Once the food is at the set temperature, all that's required of the oven is
the capacity to maintain the temperature in the face of ordinary thermal
losses through its interior to the surroundings. Ordinarily, the second
factor -- maintaining the set temperature -- is well within the capacity of
most ovens.
It is the mass of the food -- and its initial temperature -- when it is first
placed in the oven that determines how long it takes for the food to reach
the set temperature. A small room-temperature dessert pie will heat through
much faster than a large room-temperature pie. Also, whether or not the thing
to be cooked is frozen will have a significant effect on the time it takes
for it to reach the set temperature.
Now you and your friends can discuss the issue and come to your own
conclusion.
Regards,
ProfHoff 525
When you place an object in an oven the heat will be transferred from the
oven's internal environment to the object. The oven has a thermostat that
keeps its temperature fairly constant, no matter what is placed in it
(within reason). As long as the objects in the oven don't absorb so much
heat that the oven cant keep up (or are so big as to prevent even
circulation, it is unlikely that the number of things placed in the oven
will affect the cooking time. It will take more heat to cook more mass that
is placed in the oven, so the flame will be on more.
Peter Faletra Ph.D.
Assistant Director
Office of Science
Department of Energy
Dear Johanna,
Cooking in a conventional oven is not slowed when you put more things into
it. Two pies will cook at the same time as one pie. This will also work in
a convection oven, although you have to be careful not to impede the air
flow of the fan, then things will cook unevenly. The only time cooking time
is increased is when you are cooking in a microwave oven. As you know, 4
baked potatoes in the oven will take longer than 1 baked potato. This is
due to the fact the microwaves are "exciting" the water molecules in the
food to cook them from within. Given that the wattage on your oven does not
change, cooking a more massive quantity of food will slow down the cooking
as there are only a given amount of microwaves generated.

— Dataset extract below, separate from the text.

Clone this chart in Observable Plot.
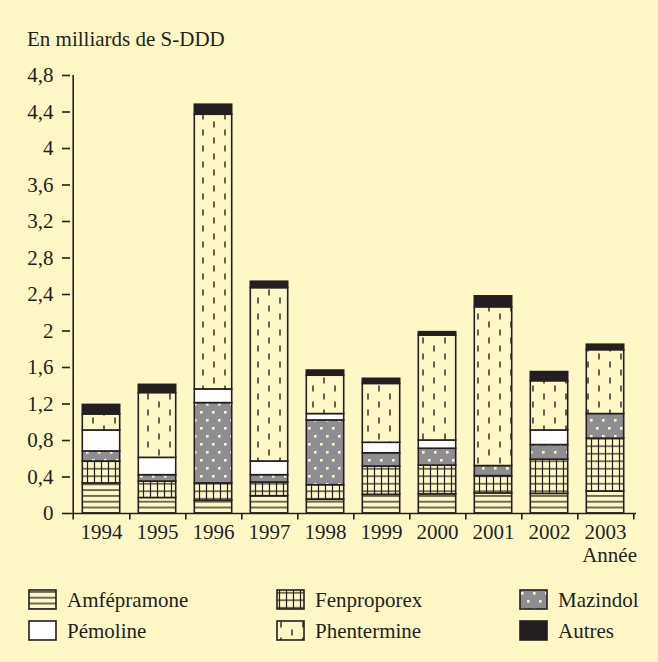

So that is that! Now go out and bake a bunch of pies in your oven and have a
bunch of friends over to celebrate this new found knowledge!
Martha Croll
I think it depends on what the items are and how efficient the oven is. I
think two pies in a standard oven with adequate heat distribution and
circulation would be fine time-wise. I would wonder about two turkeys or two
hams though--not only would oven circulation be compromised, but I think
these two big pieces of meat would take longer to heat up, and require more
cooking time, in the same way that a large pot of water takes longer to boil
than a small pot with the same flame setting.